Arguments Against a Rate Cut:
- Inflationary Pressure: Despite expectations of falling inflation, there are concerns about potential upward pressures due to fiscal policy changes, global trade tensions, and energy price fluctuations. A premature rate cut might stoke inflation again.
- Employment and Wages: The labour market remains tight, with wages growing, which could contribute to inflationary pressures if rates are cut too soon.
- Caution from BoE: The MPC has expressed a cautious approach, emphasizing the need to ensure inflation remains sustainably low before further easing monetary policy. This caution is reflected in their recent decisions to hold rates despite market pressures for cuts.
Forecast and Implications
The consensus from various sources points towards a likely rate cut in February 2025. However, the magnitude might be conservative, possibly aligning with market expectations of a 25-basis point decrease:
- Short-term: A cut could lead to cheaper borrowing costs, potentially boosting consumer spending and investment. Mortgage rates might fall, providing relief to homeowners, particularly those on tracker or variable-rate mortgages.

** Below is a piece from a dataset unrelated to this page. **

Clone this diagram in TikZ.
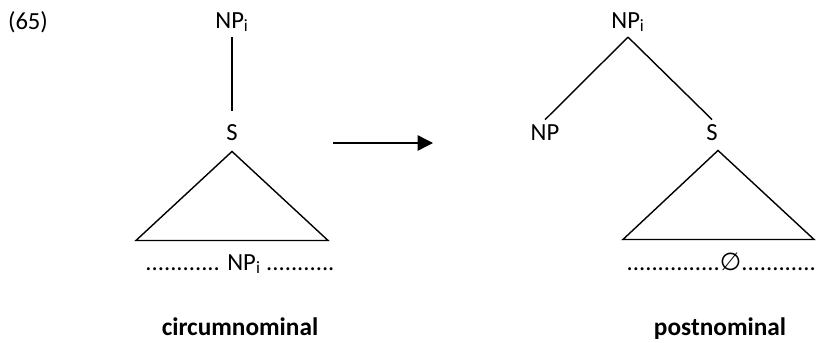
\documentclass[tikz,border=0pt]{standalone}
\usepackage{fontspec}
\setmainfont{Carlito}
\newfontfamily\symfont{DejaVu Sans}
\usetikzlibrary{arrows.meta}
\newcommand{\NPi}{NP\textsubscript{i}}
\newcommand{\Zero}{{\symfont\char"2205}}

\begin{document}
\begin{tikzpicture}[x=0.025cm, y=-0.025cm, line width=1pt,
    font=\fontsize{17.5}{21}\selectfont,
    gapline/.style={inner sep=0pt},
    label/.style={font=\fontsize{18}{22}\selectfont\bfseries, anchor=base}]
    \useasboundingbox (0,0) rectangle (819,342);
    \node(num) at (28,22) {(65)};
    \begin{scope}
      % Circumnominal: NP_i above S, its gap inside
      \node(npi)  at (232,22)  {\NPi};
      \node(s)    at (232,133) {S};
      \node(gap)[gapline, anchor=base] at (240,270) {............ \NPi\ ...........};
      \node(circ)[label] at (240,335) {circumnominal};
      \draw (s.south) ++(0,5) -- ++(-96,89) -- ++(192,0) -- cycle;
    \end{scope}
    \begin{scope}
      % Postnominal: NP_i over NP and S, gap left empty
      \node(npj)  at (628,22)  {\NPi};
      \node(np)   at (545,133) {NP};
      \node(s2)   at (712,133) {S};
      \node(gap2)[gapline, anchor=base west] at (626,270) {...............\Zero............};
      \node(post)[label] at (720,335) {postnominal};
      \draw (s2.south) ++(6,4) -- ++(-95,89) -- ++(191,0) -- cycle;
    \end{scope}
    \coordinate(from) at (333,143);
    \coordinate(to)   at (433,143);
    \path (npi.south) edge[shorten >=6pt] (s.north);
    \path (npj.south) edge (np.north);
    \path (npj.south) edge (s2.north);
    \draw[-{Triangle[length=11pt,width=11pt]}] (from) -- (to);
  \end{tikzpicture}
\end{document}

- Medium to Long-term: Continued rate cuts might be necessary if the economy does not rebound as expected, but this would depend on inflation’s behaviour. If inflation does not settle around the target, the BoE might pause or even reverse course.
- Market Reaction: Financial markets are already pricing in this cut, suggesting a stable but cautious response unless the cut differs significantly from expectations.
Our Thoughts.
“It is my view that with inflation data coming in weaker than expected for December and jobless claims on the rise, we believe we will see another cut in February. The current government is desperate for some good news and to get the economy growing again. We believe America under President Trump will bring a cheaper dollar, lower inflation, and lower rates, and the West will follow. China is also exporting deflation. Let’s hope 2025 is the year the business cycle really kicks off; forward-looking indicators are all pointing in that direction.”